- STATED GOAL
Extract, in full, the lines below, beginning at the first and ending with the line that contains "width=1.5, direction='out', pad=13)". Pictures do not belong in the copy.

- SUPPLIED MATERIAL
########

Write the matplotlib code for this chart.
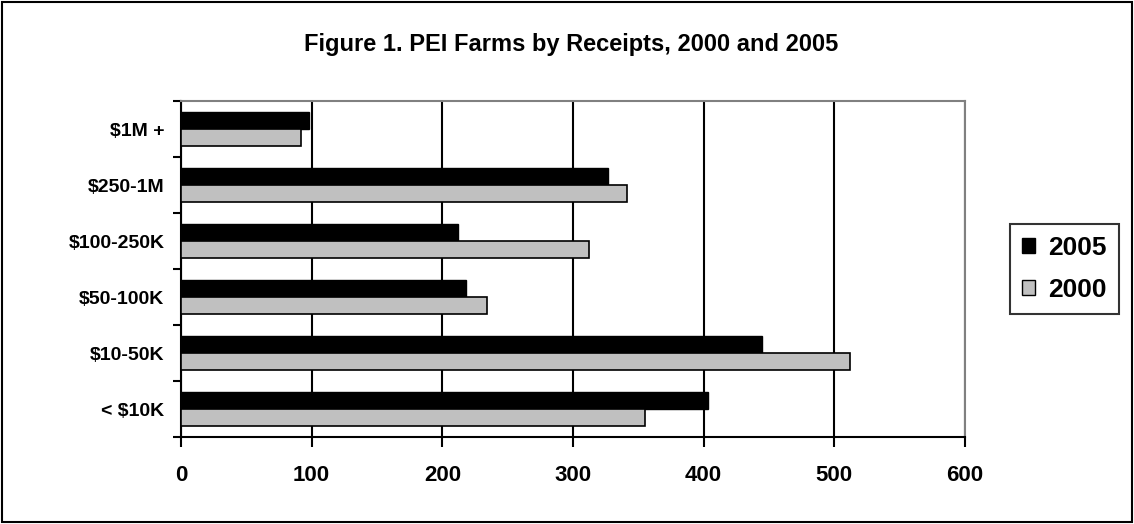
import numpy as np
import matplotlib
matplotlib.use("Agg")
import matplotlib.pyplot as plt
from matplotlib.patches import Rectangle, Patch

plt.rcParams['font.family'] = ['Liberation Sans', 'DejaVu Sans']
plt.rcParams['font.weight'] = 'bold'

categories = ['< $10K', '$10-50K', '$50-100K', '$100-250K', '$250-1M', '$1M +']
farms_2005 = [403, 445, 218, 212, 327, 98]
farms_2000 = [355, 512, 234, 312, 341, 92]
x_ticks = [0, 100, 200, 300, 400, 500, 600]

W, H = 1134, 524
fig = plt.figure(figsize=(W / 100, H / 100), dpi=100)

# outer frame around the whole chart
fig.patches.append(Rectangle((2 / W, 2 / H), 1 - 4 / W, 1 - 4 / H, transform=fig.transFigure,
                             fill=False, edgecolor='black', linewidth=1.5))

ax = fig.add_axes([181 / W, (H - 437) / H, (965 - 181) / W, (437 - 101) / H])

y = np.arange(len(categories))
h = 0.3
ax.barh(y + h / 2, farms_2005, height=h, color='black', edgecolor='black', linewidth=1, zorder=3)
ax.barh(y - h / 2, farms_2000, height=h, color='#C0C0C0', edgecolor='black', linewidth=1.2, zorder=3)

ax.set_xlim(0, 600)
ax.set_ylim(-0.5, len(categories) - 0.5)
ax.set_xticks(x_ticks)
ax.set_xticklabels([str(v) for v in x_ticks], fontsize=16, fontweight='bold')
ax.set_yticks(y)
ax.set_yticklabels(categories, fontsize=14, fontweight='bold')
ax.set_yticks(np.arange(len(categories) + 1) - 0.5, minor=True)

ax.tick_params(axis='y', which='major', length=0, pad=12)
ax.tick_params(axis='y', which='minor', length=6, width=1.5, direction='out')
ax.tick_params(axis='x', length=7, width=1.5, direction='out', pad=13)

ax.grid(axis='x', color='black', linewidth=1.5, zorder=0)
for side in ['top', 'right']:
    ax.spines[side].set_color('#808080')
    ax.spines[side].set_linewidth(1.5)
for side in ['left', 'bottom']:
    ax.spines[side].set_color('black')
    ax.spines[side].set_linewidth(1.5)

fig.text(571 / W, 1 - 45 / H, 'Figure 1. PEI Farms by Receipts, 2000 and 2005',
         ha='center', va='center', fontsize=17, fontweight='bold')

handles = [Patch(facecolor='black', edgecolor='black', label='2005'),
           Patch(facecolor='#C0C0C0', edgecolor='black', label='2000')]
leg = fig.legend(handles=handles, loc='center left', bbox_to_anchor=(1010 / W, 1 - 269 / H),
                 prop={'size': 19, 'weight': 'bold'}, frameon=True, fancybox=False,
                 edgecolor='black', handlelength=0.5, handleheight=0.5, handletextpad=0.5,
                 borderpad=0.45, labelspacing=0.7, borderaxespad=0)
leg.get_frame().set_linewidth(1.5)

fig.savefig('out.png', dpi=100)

########

- RESULT OF THIS TASK
Write the matplotlib code for this chart.
import numpy as np
import matplotlib
matplotlib.use("Agg")
import matplotlib.pyplot as plt
from matplotlib.patches import Rectangle, Patch

plt.rcParams['font.family'] = ['Liberation Sans', 'DejaVu Sans']
plt.rcParams['font.weight'] = 'bold'

categories = ['< $10K', '$10-50K', '$50-100K', '$100-250K', '$250-1M', '$1M +']
farms_2005 = [403, 445, 218, 212, 327, 98]
farms_2000 = [355, 512, 234, 312, 341, 92]
x_ticks = [0, 100, 200, 300, 400, 500, 600]

W, H = 1134, 524
fig = plt.figure(figsize=(W / 100, H / 100), dpi=100)

# outer frame around the whole chart
fig.patches.append(Rectangle((2 / W, 2 / H), 1 - 4 / W, 1 - 4 / H, transform=fig.transFigure,
                             fill=False, edgecolor='black', linewidth=1.5))

ax = fig.add_axes([181 / W, (H - 437) / H, (965 - 181) / W, (437 - 101) / H])

y = np.arange(len(categories))
h = 0.3
ax.barh(y + h / 2, farms_2005, height=h, color='black', edgecolor='black', linewidth=1, zorder=3)
ax.barh(y - h / 2, farms_2000, height=h, color='#C0C0C0', edgecolor='black', linewidth=1.2, zorder=3)

ax.set_xlim(0, 600)
ax.set_ylim(-0.5, len(categories) - 0.5)
ax.set_xticks(x_ticks)
ax.set_xticklabels([str(v) for v in x_ticks], fontsize=16, fontweight='bold')
ax.set_yticks(y)
ax.set_yticklabels(categories, fontsize=14, fontweight='bold')
ax.set_yticks(np.arange(len(categories) + 1) - 0.5, minor=True)

ax.tick_params(axis='y', which='major', length=0, pad=12)
ax.tick_params(axis='y', which='minor', length=6, width=1.5, direction='out')
ax.tick_params(axis='x', length=7, width=1.5, direction='out', pad=13)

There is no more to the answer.